>> BEGIN Data entries

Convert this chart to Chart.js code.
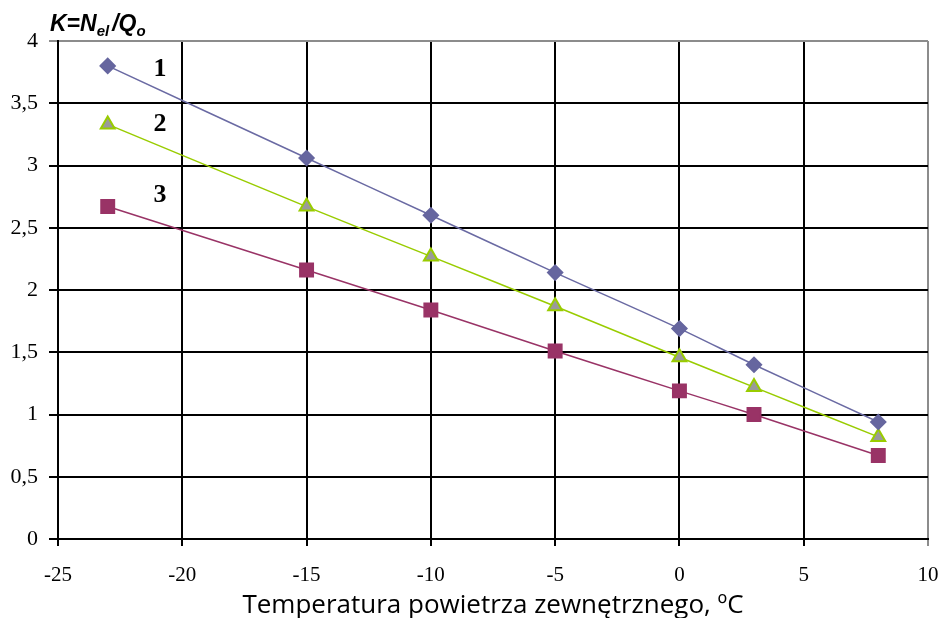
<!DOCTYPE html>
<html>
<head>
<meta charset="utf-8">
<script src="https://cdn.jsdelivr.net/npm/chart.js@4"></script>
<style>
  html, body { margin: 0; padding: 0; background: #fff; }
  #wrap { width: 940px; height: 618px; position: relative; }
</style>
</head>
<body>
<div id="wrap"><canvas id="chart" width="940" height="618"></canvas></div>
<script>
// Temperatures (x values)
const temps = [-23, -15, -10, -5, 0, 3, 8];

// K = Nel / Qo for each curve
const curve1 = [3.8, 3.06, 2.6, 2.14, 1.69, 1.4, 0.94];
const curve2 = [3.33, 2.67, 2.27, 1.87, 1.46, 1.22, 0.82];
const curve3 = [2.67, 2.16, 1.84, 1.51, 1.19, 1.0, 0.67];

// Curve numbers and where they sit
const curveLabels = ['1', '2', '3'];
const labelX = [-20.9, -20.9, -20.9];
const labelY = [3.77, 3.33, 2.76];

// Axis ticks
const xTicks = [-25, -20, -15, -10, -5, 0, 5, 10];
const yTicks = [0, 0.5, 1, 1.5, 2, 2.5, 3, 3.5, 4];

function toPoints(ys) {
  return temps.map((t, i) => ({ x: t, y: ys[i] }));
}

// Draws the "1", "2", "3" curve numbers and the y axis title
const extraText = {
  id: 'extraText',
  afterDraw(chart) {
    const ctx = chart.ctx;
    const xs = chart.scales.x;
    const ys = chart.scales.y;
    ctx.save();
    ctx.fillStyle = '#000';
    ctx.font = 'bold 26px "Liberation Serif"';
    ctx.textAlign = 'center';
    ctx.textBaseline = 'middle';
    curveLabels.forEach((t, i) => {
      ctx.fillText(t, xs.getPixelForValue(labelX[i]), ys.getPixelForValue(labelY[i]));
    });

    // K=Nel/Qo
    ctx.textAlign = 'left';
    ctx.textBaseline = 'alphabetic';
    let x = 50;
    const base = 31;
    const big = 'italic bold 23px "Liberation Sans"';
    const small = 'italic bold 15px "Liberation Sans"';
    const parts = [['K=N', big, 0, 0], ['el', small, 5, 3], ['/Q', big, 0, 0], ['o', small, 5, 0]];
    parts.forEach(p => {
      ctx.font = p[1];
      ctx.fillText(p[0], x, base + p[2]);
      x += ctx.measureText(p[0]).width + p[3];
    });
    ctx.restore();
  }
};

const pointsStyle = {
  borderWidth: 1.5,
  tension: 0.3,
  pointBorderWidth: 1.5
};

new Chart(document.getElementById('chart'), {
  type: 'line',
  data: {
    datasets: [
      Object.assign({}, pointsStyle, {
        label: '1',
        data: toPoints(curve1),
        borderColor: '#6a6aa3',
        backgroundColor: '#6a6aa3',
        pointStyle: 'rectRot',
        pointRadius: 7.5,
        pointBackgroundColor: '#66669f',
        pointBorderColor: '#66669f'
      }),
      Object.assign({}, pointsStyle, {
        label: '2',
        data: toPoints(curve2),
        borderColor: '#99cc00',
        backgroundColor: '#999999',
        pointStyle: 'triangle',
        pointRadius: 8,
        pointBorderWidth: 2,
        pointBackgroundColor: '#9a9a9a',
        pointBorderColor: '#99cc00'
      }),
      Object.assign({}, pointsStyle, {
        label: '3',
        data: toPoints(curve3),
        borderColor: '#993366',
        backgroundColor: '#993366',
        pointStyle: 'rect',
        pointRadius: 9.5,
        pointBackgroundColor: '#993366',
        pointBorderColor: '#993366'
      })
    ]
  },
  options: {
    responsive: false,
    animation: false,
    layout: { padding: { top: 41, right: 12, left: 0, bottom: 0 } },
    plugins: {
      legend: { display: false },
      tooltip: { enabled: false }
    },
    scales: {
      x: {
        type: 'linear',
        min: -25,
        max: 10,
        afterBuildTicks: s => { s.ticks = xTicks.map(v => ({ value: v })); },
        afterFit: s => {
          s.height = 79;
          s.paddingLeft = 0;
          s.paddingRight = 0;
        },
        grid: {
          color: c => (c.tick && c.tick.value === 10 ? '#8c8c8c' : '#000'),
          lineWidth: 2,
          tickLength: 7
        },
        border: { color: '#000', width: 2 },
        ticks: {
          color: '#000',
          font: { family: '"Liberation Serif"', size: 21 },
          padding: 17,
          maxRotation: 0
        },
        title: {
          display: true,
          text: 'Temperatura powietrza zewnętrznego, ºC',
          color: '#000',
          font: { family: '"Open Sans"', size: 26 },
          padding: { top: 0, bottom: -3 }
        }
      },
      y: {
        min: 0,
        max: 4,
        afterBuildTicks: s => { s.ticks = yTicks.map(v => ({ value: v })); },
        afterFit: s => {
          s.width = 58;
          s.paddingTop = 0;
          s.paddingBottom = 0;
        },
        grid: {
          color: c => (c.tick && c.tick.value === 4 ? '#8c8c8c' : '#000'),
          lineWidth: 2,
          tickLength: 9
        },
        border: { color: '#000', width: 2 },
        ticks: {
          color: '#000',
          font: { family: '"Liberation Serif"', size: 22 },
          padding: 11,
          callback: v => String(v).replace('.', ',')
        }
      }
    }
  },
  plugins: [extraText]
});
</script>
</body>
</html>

>> END Data entries
>> BEGIN Data entries

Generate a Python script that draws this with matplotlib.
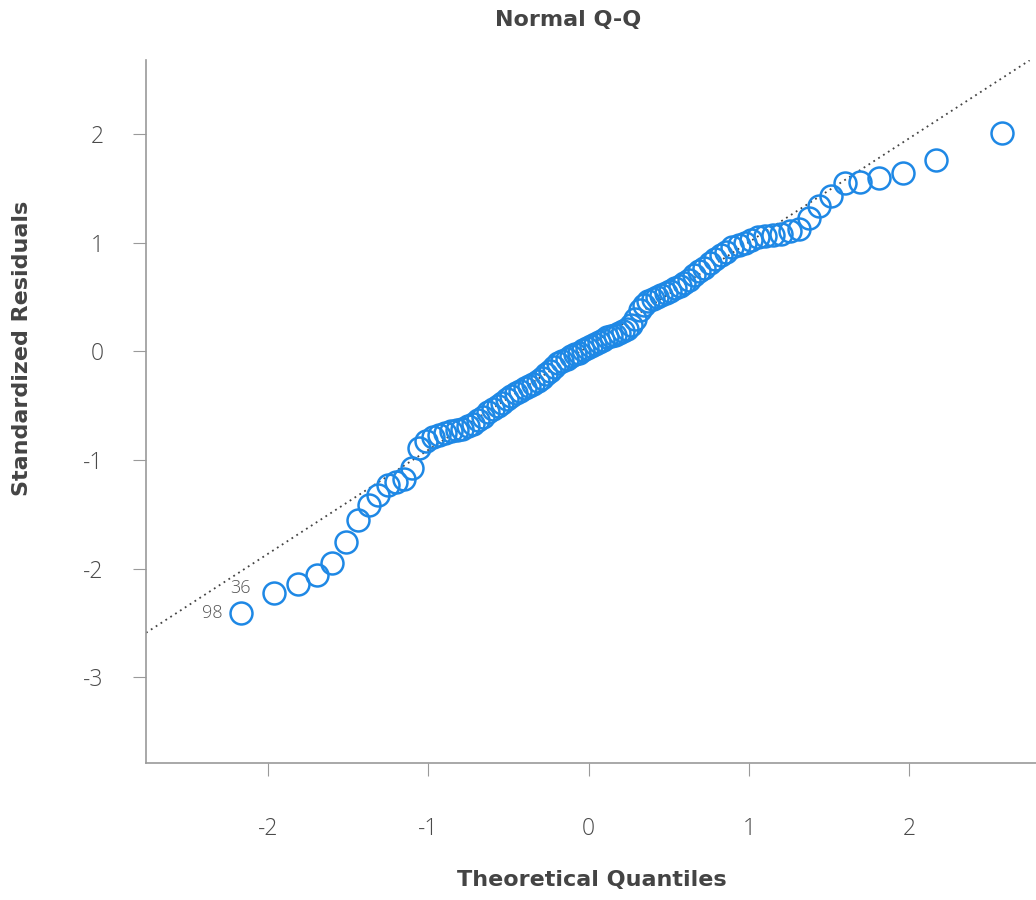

>> END Data entries

* _What you will do_
Any pictures should be left out. Reproduce every line from the one holding "Convert this chart to Chart.js code." down to the one holding "const temps = [-23, -15, -10, -5, 0, 3, 8];", both of those lines included.

* _The output_
Convert this chart to Chart.js code.
<!DOCTYPE html>
<html>
<head>
<meta charset="utf-8">
<script src="https://cdn.jsdelivr.net/npm/chart.js@4"></script>
<style>
  html, body { margin: 0; padding: 0; background: #fff; }
  #wrap { width: 940px; height: 618px; position: relative; }
</style>
</head>
<body>
<div id="wrap"><canvas id="chart" width="940" height="618"></canvas></div>
<script>
// Temperatures (x values)
const temps = [-23, -15, -10, -5, 0, 3, 8];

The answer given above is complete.